Since the late 1970s, in fact, conservative US Catholics and evangelicals have been allies in the “culture war” that has shaped US partisan politics. This has been due in no small part to the conservative “reform of the reform” of the Second Vatican Council undertaken by popes John Paul II and Benedict XVI, and the bishops they appointed to make it happen.

Yes. Today the US Catholic Church is a divided house and it is time for institutional reformation. A good project for Lent 2021 that begins on February 17th.  A change in mentality is certainly needed: one that’s more open and inviting, less restrictive, and less confrontational. We need better educated leaders, who have undergone a kind of pastoral renewal with updated historical and theological perspectives.

Ongoing theological education and formation has been a big part of my life. With men and women in ministry or preparing for ministry. Even with bishops. I remember a session – now a few years ago – with a small group of US bishops, whom I knew as friends. They were complaining to me that they felt “out of touch” with their clergy and lay people. After a few minutes the group fell silent. I looked at them and calmly and simply said “Gentlemen, with all due respect, you don’t have much credibility anymore. Your knowledge of church history is minimal. Your biblical perspective and understanding resonate more with the early 1950s, as does your understanding of human sexuality and gender.” No one became angry. No got up and walked out of the room. We had a very sincere and respectful discussion. A  number of those men later went on continuing ed. sabbaticals. Others began to seek out, to read, and to listen to well-respected theologians. It can happen.

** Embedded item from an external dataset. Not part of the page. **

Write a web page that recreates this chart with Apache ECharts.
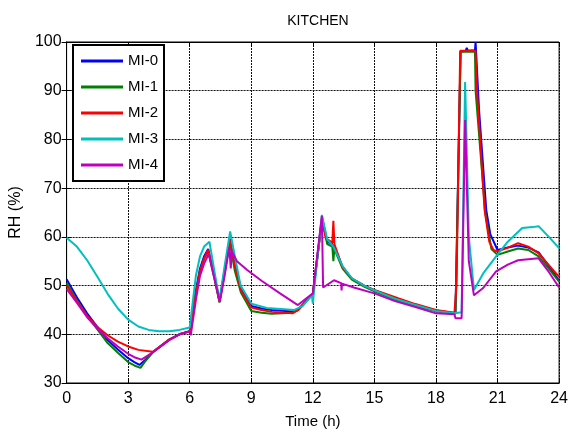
<!DOCTYPE html>
<html>
<head>
<meta charset="utf-8">
<script src="https://cdn.jsdelivr.net/npm/echarts@6/dist/echarts.min.js"></script>
<style>
  html, body { margin: 0; padding: 0; background: #fff; }
  #chart { width: 571px; height: 434px; }
</style>
</head>
<body>
<div id="chart"></div>
<script>
// [time (h), RH (%)]
var names = ["MI-0", "MI-1", "MI-2", "MI-3", "MI-4"];
var colors = ["#0000ff", "#008000", "#ff0000", "#00bfbf", "#bf00bf"];
var xTicks = [0, 3, 6, 9, 12, 15, 18, 21, 24];
var yTicks = [30, 40, 50, 60, 70, 80, 90, 100];

var mi0 = [[0,51.3],[0.5,47.6],[1,44.3],[1.5,41.5],[2,38.8],[2.5,36.9],[3,35.1],[3.3,34.3],[3.55,33.7],
  [3.8,34.6],[4.2,36.3],[5,38.9],[5.5,40],[6,40.6],[6.05,40.3],[6.3,49],[6.5,53.5],[6.7,56],[6.9,57.5],
  [7.2,52],[7.45,46.7],[7.7,53],[7.95,59.6],[8.2,54],[8.5,49.5],[9,45.8],[9.5,45.3],[10,45],[11,44.7],
  [11.3,45.2],[12,48.3],[12.45,64],[12.7,59],[12.95,58.5],[13.15,57],[13.45,53.8],[13.9,51.4],[14.5,50],
  [15,49],[16,47.3],[17,46],[18,44.9],[18.95,44.3],[19.2,98],[19.45,98.2],[19.5,98.8],[19.55,98.2],
  [19.9,98.3],[19.93,100],[20.1,86],[20.45,65.5],[20.65,60.5],[21,57.3],[21.5,57.8],[22,58.2],[22.5,57.8],
  [23,56.8],[23.5,54],[24,51]];

var mi1 = [[0,50.5],[0.5,47],[1,43.8],[1.5,41],[2,38.2],[2.5,36.2],[3,34.3],[3.3,33.6],[3.6,33.1],
  [3.8,34.3],[4.2,36.3],[5,38.9],[5.5,40],[6,40.6],[6.05,40.3],[6.3,48.5],[6.5,53],[6.7,55.5],[6.9,57],
  [7.2,51.5],[7.45,46.5],[7.7,52.5],[7.95,59],[8.2,53],[8.5,48.5],[9,44.8],[9.5,44.4],[10,44.2],[11,44.4],
  [11.3,45],[12,48.3],[12.45,63.5],[12.7,58.5],[12.95,58],[13,55],[13.05,57.5],[13.45,53.5],[13.9,51.2],
  [14.5,49.8],[15,48.8],[16,47.1],[17,45.8],[18,44.7],[18.95,44.2],[19.2,98],[19.5,98],[19.9,98],
  [19.93,90],[20.4,65],[20.7,57.5],[21,56.3],[21.5,57],[22,57.6],[22.5,57.3],[23,56],[23.5,53.5],[24,50.8]];

var mi2 = [[0,50],[0.5,46.8],[1,43.8],[1.5,41.5],[2,39.8],[2.5,38.5],[3,37.5],[3.5,36.8],[4.2,36.4],
  [5,38.9],[5.5,40],[6,40.6],[6.05,40.3],[6.3,48],[6.5,53],[6.7,55.5],[6.9,57.3],[7.2,52],[7.45,46.8],
  [7.7,53],[7.95,59.3],[8.2,54],[8.5,49],[9,45.5],[9.5,45],[10,44.6],[11,44.3],[11.3,45],[12,48.3],
  [12.45,63.8],[12.63,59.7],[12.95,58.8],[13,63.3],[13.05,58.5],[13.15,57.3],[13.43,53.9],[13.9,51.5],
  [14.5,50],[15,49.1],[16.15,47.4],[17,46.2],[18,45],[18.9,44.4],[19,50],[19.18,98.2],[19.93,98.2],
  [20,90],[20.37,65.5],[20.6,59],[20.8,57.3],[21,57],[21.5,57.8],[22,58.7],[22.5,58],[23,56.6],
  [23.5,54.2],[24,51.8]];

var mi3 = [[0,59.8],[0.5,58],[1,55.2],[1.5,51.8],[2,48.3],[2.5,45.3],[3,43],[3.5,41.6],[4,40.9],
  [4.5,40.6],[5,40.6],[5.5,40.9],[6,41.4],[6.3,52],[6.5,56],[6.7,58],[6.96,59],[7.2,53],[7.45,47],
  [7.7,54],[7.97,61.1],[8.2,56],[8.48,50],[9,46.3],[9.75,45.4],[11.1,45],[11.5,45.8],[11.95,48],
  [12,46.3],[12.05,48.5],[12.44,64.5],[12.7,59.5],[13,58],[13.45,54],[13.9,51.5],[14.5,50],[15,49],
  [16,47.3],[17,46],[18,44.8],[18.9,44.3],[19.25,44.5],[19.42,91.8],[19.6,60],[19.85,49.1],[20.3,52.5],
  [20.93,56],[21.5,59],[22.2,61.8],[22.7,62],[23,62.2],[23.5,60],[24,57.7]];

var mi4 = [[0,49.3],[0.5,46.5],[1,43.5],[1.5,41.2],[2,39.2],[2.5,37.5],[3,36],[3.3,35.3],[3.65,34.8],
  [4.2,36.3],[5,38.8],[5.5,40],[6,40.7],[6.05,39.8],[6.3,47],[6.5,52],[6.7,54.5],[6.93,56.5],[7.2,51.5],
  [7.47,46.7],[7.7,52],[7.93,57.9],[8,53.5],[8.05,57],[8.3,55],[8.8,53.2],[9.5,51],[10.4,48.4],
  [11.27,46],[12,48.4],[12.44,64.3],[12.5,49.6],[13.03,51.1],[13.38,50.5],[13.4,49],[13.42,50.4],
  [14,49.6],[15,48.4],[16,46.8],[17,45.6],[18,44.3],[18.9,44.1],[18.95,43.3],[19.25,43.3],[19.42,84],
  [19.6,55],[19.85,48],[20.3,49.5],[20.93,52.9],[21.5,54.3],[22,55.2],[22.5,55.4],[23,55.6],[23.5,52.8],
  [24,49.6]];

var allData = [mi0, mi1, mi2, mi3, mi4];

var font = "'Liberation Sans', Arial, sans-serif";

var myChart = echarts.init(document.getElementById("chart"), null, { renderer: "canvas" });

var gridLine = { show: true, lineStyle: { color: "#111", width: 1, type: [2, 1] } };

var option = {
  animation: false,
  backgroundColor: "#fff",
  title: {
    text: "KITCHEN",
    left: 313,
    top: 9,
    textAlign: "center",
    textStyle: { fontFamily: font, fontSize: 14, fontWeight: "normal", color: "#000" }
  },
  legend: {
    data: names,
    orient: "vertical",
    left: 73,
    top: 45,
    padding: [7, 6, 7, 8],
    itemWidth: 42,
    itemHeight: 3,
    itemGap: 8,
    icon: "rect",
    borderColor: "#000",
    borderWidth: 2,
    borderRadius: 0,
    backgroundColor: "#fff",
    textStyle: { fontFamily: font, fontSize: 15, lineHeight: 18, color: "#000" }
  },
  grid: { left: 63, right: 7, top: 42, bottom: 51, show: true, borderColor: "#000", borderWidth: 1 },
  xAxis: [{
    type: "value",
    min: 0, max: 24, interval: 3,
    name: "Time (h)",
    nameLocation: "middle",
    nameGap: 31,
    nameTextStyle: { fontFamily: font, fontSize: 15, color: "#000" },
    axisLine: { show: true, lineStyle: { color: "#000" } },
    axisTick: { inside: true, length: 5, lineStyle: { color: "#000" } },
    axisLabel: { fontFamily: font, fontSize: 16, color: "#000", margin: 8,
      formatter: function (v) { return xTicks.indexOf(v) >= 0 ? String(v) : ""; } },
    splitLine: gridLine
  }, {
    type: "value", position: "top",
    min: 0, max: 24, interval: 3,
    axisLine: { show: true, lineStyle: { color: "#000" } },
    axisTick: { inside: true, length: 5, lineStyle: { color: "#000" } },
    axisLabel: { show: false },
    splitLine: { show: false }
  }],
  yAxis: [{
    type: "value",
    min: 30, max: 100, interval: 10,
    name: "RH (%)",
    nameLocation: "middle",
    nameGap: 33,
    nameTextStyle: { fontFamily: font, fontSize: 16, color: "#000" },
    axisLine: { show: true, lineStyle: { color: "#000" } },
    axisTick: { inside: true, length: 5, lineStyle: { color: "#000" } },
    axisLabel: { fontFamily: font, fontSize: 16, color: "#000", margin: 5,
      formatter: function (v) { return yTicks.indexOf(v) >= 0 ? String(v) : ""; } },
    splitLine: gridLine
  }, {
    type: "value", position: "right",
    min: 30, max: 100, interval: 10,
    axisLine: { show: true, lineStyle: { color: "#000" } },
    axisTick: { inside: true, length: 5, lineStyle: { color: "#000" } },
    axisLabel: { show: false },
    splitLine: { show: false }
  }],
  series: names.map(function (n, i) {
    return {
      name: n,
      type: "line",
      data: allData[i],
      showSymbol: false,
      symbol: "none",
      color: colors[i],
      lineStyle: { width: 2, color: colors[i] },
      z: 2 + i
    };
  })
};

myChart.setOption(option);
window.addEventListener("resize", myChart.resize);
</script>
</body>
</html>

We all need renewed perspectives. Progressives as well as conservatives. In the process we need to listen to each other with humility, respect, inquisitive minds, and compassionate understanding. No one has all the answers. All theologies – even the ones I like —  are provisional until a better explanation is found. We are all teachers and we are all learners. We are all believers…..We do need each other. A divided “Body of Christ” is neither life-giving nor Christian.

Sooner or later divided houses collapse, but they take a lot of innocent victims with them.